Zoom in 13: New Art Music from Lithuania

  • Dec. 31, 2019

Just before the end of 2019, Music Information Centre Lithuania launched a new compilation, Zoom In 13, aimed at promoting contemporary Lithuanian music. This release, thirteenth in the series inaugurated back in 2002, features music by six Lithuanian composers, Egidija Medekšaitė, Žibuoklė Martinaitytė, Goda Marija Gužauskaitė, Rūta Vitkauskaitė, Ramūnas Motiekaitis and Albertas Navickas. Those featured here all in their own way seem to be grappling with unknowably large ideas and all-consuming materials, to fascinating ends, preface to the release says.

"As an aesthetic quality, however, sublimity can be a rare encounter these days. In a cultural climate often tooled for short attention spans and easy gratification, experiences of depth and ambiguity feel increasingly valuable. It’s an invigorating jolt, then, to encounter glimpses and echoes of the sublime in the work of a younger generation of Lithuanian composers represented on this CD" (Neil Luck, the British critic of new music).

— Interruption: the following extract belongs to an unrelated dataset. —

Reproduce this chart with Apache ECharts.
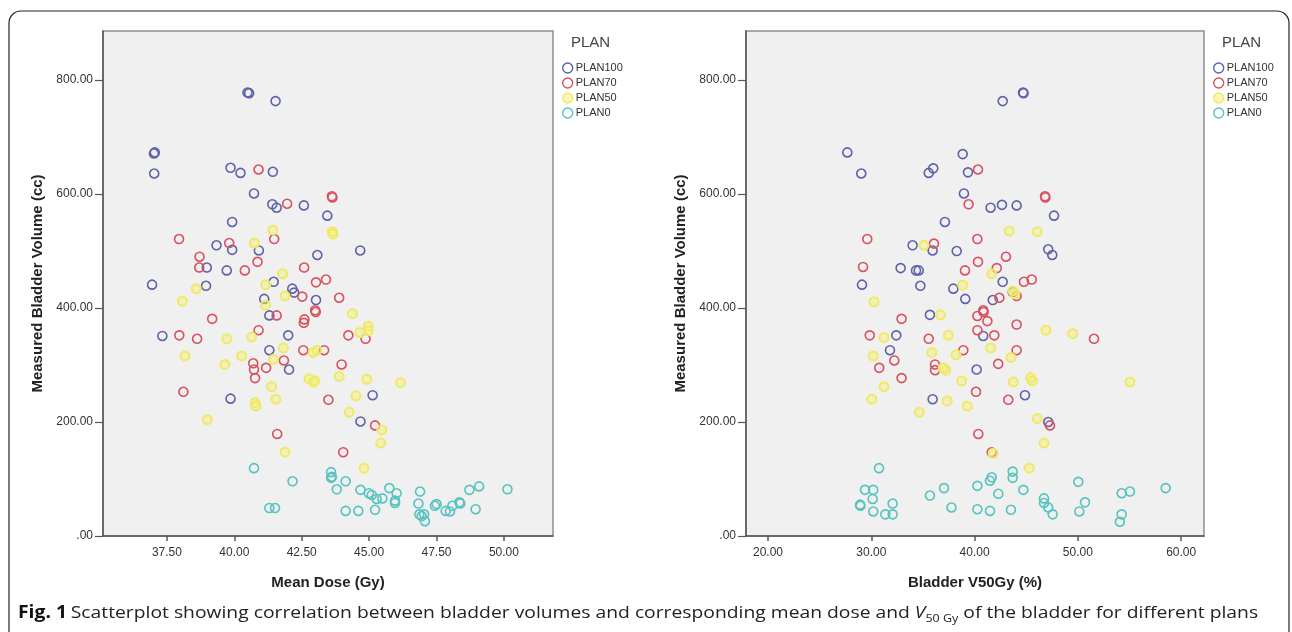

Strange and grand forces are at play in these works as both subject matter, and acoustic matter. Egidija Medekšaitė’s Sattva, for instance, renders a truly tectonic sonic landscape through the cleaving together of Accordion and electronics. The visceral breaths and wheezes of that almost physiological instrument resonate with a richness that’s hard to take in - it feels unexpectedly huge in scale. Goda Marija Gužauskaitė’s The Perseids is similarly sheer, with the peculiar quality of always being in motion, always seemingly slipping away from a fixed horizon. Maybe it began long before we started listening, and will continue for long after… It’s no surprise that the piece is inspired by the Perseids meteor shower, its astral debris on an ancient perambulation around our solar system. That orbit becomes, in Ramūnas Motiekaitis’ Katabasis, an archetypal descent; not so much as a definitive plummet, but as a continual searching for direction. There’s a strange, writhing instability that feels anxiously evitable, as if we as listeners might be warping its spatiotemporal fabric ourselves.

Albertas Navickas’ music has been described as being of “serene melancholy”. This is palpable in Sunrise of the West when amidst the sumptuous, shimmering cirrus clouds of sound, the entrance of Eglė Sirvydytė’s strikingly immaculate voice reaches towards a moment of epiphany. In comparison Rūta Vitkauskaitė and Žibuoklė Martinaitytė’s works feel wild and intuitive in their unrestrainedly ambitious scope. Assuming the form of a classical percussion concerto, in Chrysalis Vitkauskaitė seemingly manages to wrench dreamlike and unearthly sounds from the depths of the instruments’ collective unconscious. Martinaitytė aims, in her music to look for the meaning vibrating in “every atom of this universe”. In Millefleur we’re offered a glance into the minutiae of that fine, tenuously elemental musical landscape.

But when everything is composed of the same atomic units of matter, what does it mean to recompose that matter into musical performances? The collected works on this CD offer a taste of the answer, describing as they do a hazy, condensing, contemporary afterimage of the sublime. It’s music that inspires phantasy, but is also robustly manifest; indeed it’s notable that asides from the distinctly organic integration of electronics in Medekšaitė’s work, the pieces collected here are all acoustic. They all require real people, real instruments to be sounded and to resonate in real spaces. They’re all works that metaphorically and literally cry out into the void (of the concert hall, of your ear canals), and ask us to cry back as sympathetic bodies, as deep listeners, as transforming vessels…

For the first time, Zoom In 13 appears in two formats, a traditional compact disc and on a web player. The CD, sponsored by the Lithuanian Council for Culture, is primarily aimed for customers abroad. The player, sponsored by the LATGA Association, is hosted by mic.lt.